You're young and you don't know what to look for. Don't take that as an insult. It took me until I was 35 to start figuring it out. If you want to save yourself a lot of time, frustration, and heartache, see my previous book recommendation.. Is He Mr. Right?
I never learned how to ask someone out. And I'm afraid to try it out for the first time. Quite the predicament. Don't know how to ask someone out because I never have. And I've never asked someone out because I don't know how..

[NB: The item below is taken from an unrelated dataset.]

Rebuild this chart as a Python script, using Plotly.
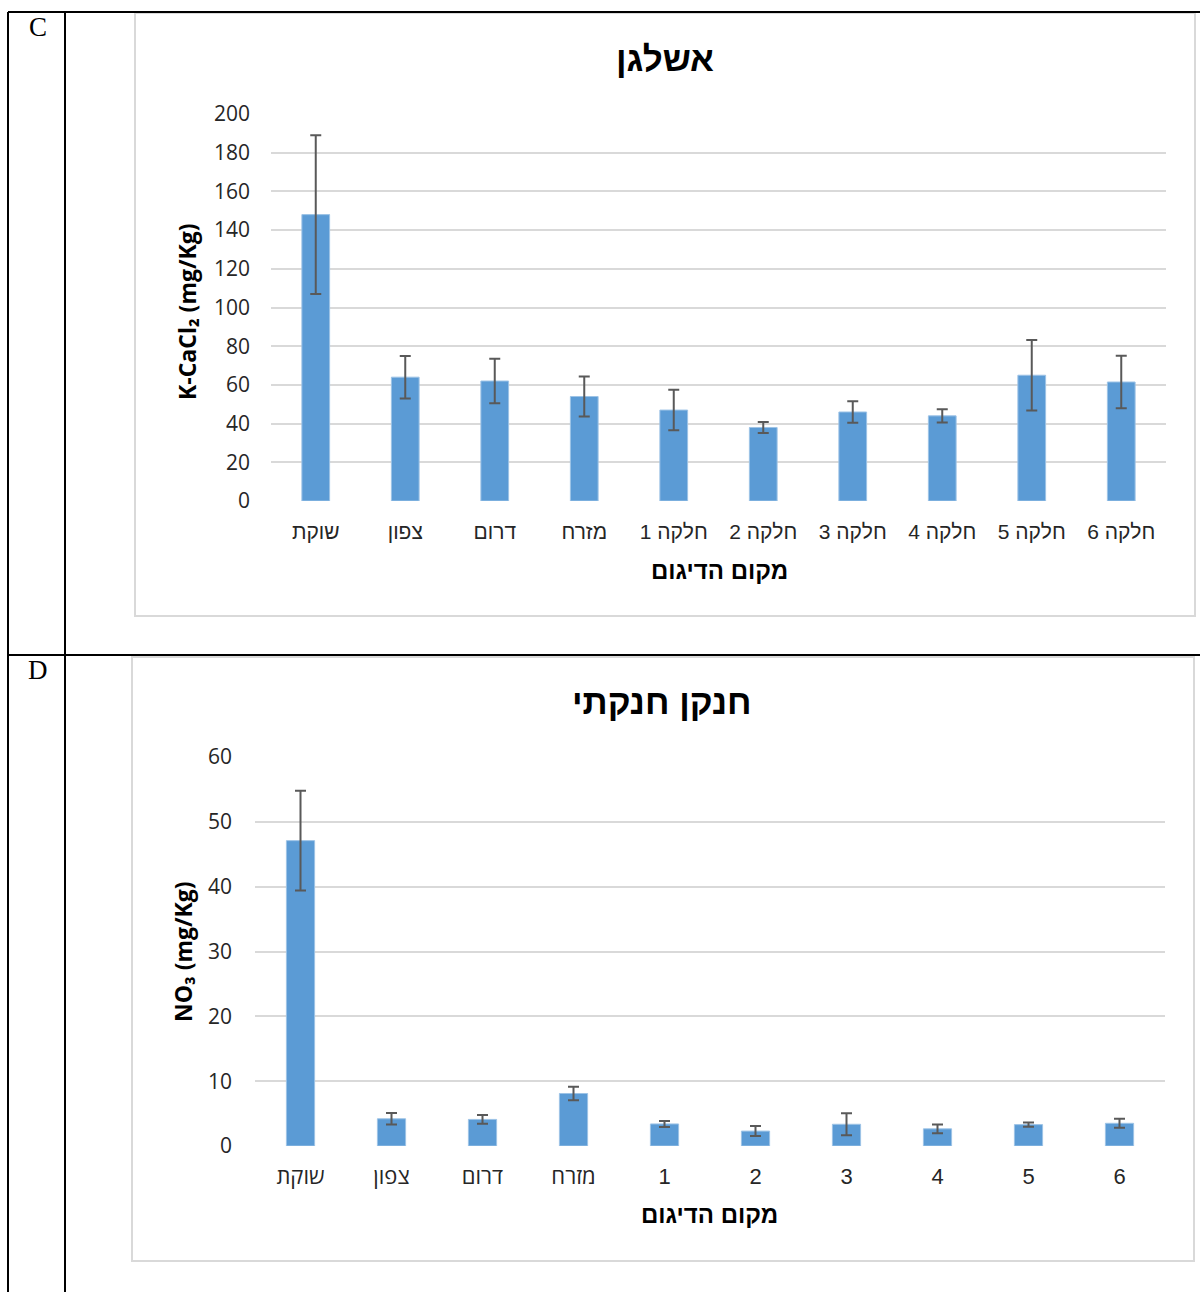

This is the crux of the problem right here. You must learn to take risks and deal with (potential) rejection. I know it s*cks. Get some counseling if you must. Do it while you're young!!! Or maybe it's time to do something else to build your confidence. Start working out. Do a sport. Join some kind of group. Attend a church. Start a hobby, preferably one that involves at least a little bit of socializing/cooperating with others, even if just in small groups.
Quote:
Originally Posted by city_data91
Just because I'm into someone and don't tell them, that doesn't make me a stalker.
Not yet, but you are vulnerable to that. It's the shy people who are afraid to ask people out who have stalker tendencies. Ask me how I know
By the way, another good relationship book is The Relationship Cure by John Gottman. It's just just for dating, but all kinds of relationships (familial, frienships). I think you could learn a lot about the very subtle mechanics of how the process of meeting people works and how/why some people manage to click well with others, while others struggle. This is another book I wish I'd known about in high school!!
Life is short. Learn this stuff now and you will: be a lot happier, save yourself a lot of time, and struggle a lot less.
Obviously no one is perfect. I don't think most of us are referring to that someone as being perfect. More like as close to perfection in regard to compatibility.
You never know unless you live with that person. Everything looks good in writing.
They're not perfect for you if they don't feel the same way about you. So it's kind of a messed up question.
Bingo!!!
They are not perfect if they are not into you, if they are already freaking married, if they are across the country, and million other reasons.
If you were speaking for yourself, why the eye rolling when quoting my post?
Just because there was an eye rolling in my post, doesn't mean i was rolling them at you. This is not a private conversation and other people are reading it. But just so you know, I'm rolling them at you right now.